1. A profile of intriguing writer Nell Zink by Kathryn Schulz in the New Yorker. Some extracts:
For the next four years, Zink worked as a bricklayer in the Tidewater region of Virginia. “That job was more valuable for my intellectual life than my entire college career,” she says. “In college, they allow you to be entertained and let your mind wander, which is not good training to do anything difficult.” Bricklaying, by contrast, cultivated discipline. When she started, she was teaching herself French by reading Sartre’s memoirs, “Les Mots,” with a dictionary in hand. The longer she worked in construction, she found, the longer she could stick with Sartre.
In 1997, not long after Zink moved to Israel, Eitan took her to Haifa to introduce her to a friend of his, a writer named Avner Shats. By the end of the evening, Shats and Zink had launched an extraordinary friendship. The two lived some sixty miles apart and did not see each other often, but they began corresponding nearly every day. Zink also set about trying to read his first book, “Sailing Toward the Sunset,” but Shats regarded that as “an impossible task”: it was a difficult postmodern novel written in Hebrew, a language that Zink had barely begun learning. Either in defiance or in accord, Zink gave up trying to read it and started rewriting it in English instead.
Zink wrote “Sailing Toward the Sunset by Avner Shats” in three weeks. The novel has, Shats clarifies, “absolutely no similarities to my story”—or, for that matter, to any other story ever written. In addition to the seal-woman (a figure from Celtic mythology called a silkie) and the Mossad agent with the preposterous mission, the book features Zink herself, Eitan, and a mysterious submarine powered by a slip of paper on which is written the name of Moshe Dayan. Toward the end of the novel, that paper is transferred to and animates, with arresting results, the agent’s childhood Teddy bear.

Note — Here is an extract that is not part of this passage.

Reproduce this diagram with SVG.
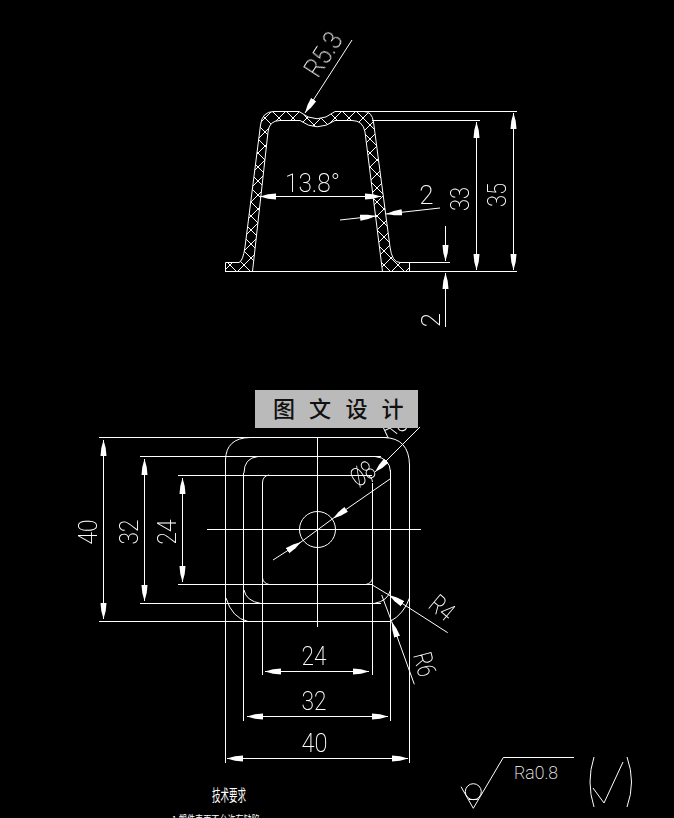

Plenty weird, and plenty plenty, but that is not the sixteenth of it. “Sailing Toward the Sunset” also contains, among other things, an inquiry into the nature of translation; a translation proper, by Zink, of Robert Walser’s “The Job Application”; a lovely, controlled short story based on a diary entry by Kafka; a lot of incisive, off-the-cuff literary criticism (of Proust, Richardson, Faulkner, Eliot, Melville, Sterne, Solzhenitsyn); and a short work of science fiction, set in Long Island City, in a future where the global population has shrunk radically and those who remain in the planet’s skeletal, sky-high cities are “doomed, like the great whales: so few were left, in so large a space.” Avner Shats, the first and for many years the only reader of “Sailing Toward the Sunset by Avner Shats,” was, he says, “overwhelmed by her ability to write such excellent stuff so fast.” He liked it so much that he translated it into Hebrew.
“Sailing Toward the Sunset” is representative: until last year, all of Zink’s work was written for a tiny audience—generally as tiny as one or zero. While working as a bricklayer, she wrote a series of stories about a construction worker, then threw them all away. In Germany, she made friends with a Russian composer, and wrote, for his amusement only, a libretto for an operetta—in rhymed couplets, in German. In 2005, she wrote another novel for Shats, “European Story.” Set at an artists’ retreat in Florence, it is slightly less madcap than “Sunset,” but no less funny and smart. I know that only because Shats held onto his copy; Zink deleted hers. Later, she wrote another novel, “The Baron of Orschel-Hagen,” about a patron of the arts obsessed with commissioning a very particular work. Afterward, Zink decided she didn’t like it, and erased the original and all the backups.
2. A really funny story of a Michigan drug bust in the form of a wedding.
3. A brief introduction to experimental writer Kathy Acker.
4. Why not more poetry audiobooks?
5. An essay suggesting that those who welcome and those who fear the effects of Artificial Intelligence in the near future may both be exaggerating the power of A.I.
6. Advice from Colin Mochrie in an interview with the AVClub:
CM: … my very first Whose Line appearance. I psyched myself out, and I was very tentative, very nervous, and I’d go back now, just not caring and, you know, I‘d just do it. The older you get, you just don’t care anymore.
AVC: Is that the key to success? Not caring?
CM: Oh, absolutely. When you really care, stuff doesn’t come to you. When you don’t care, that’s when you start getting free coffees and people thinking you’re Colin Farrell.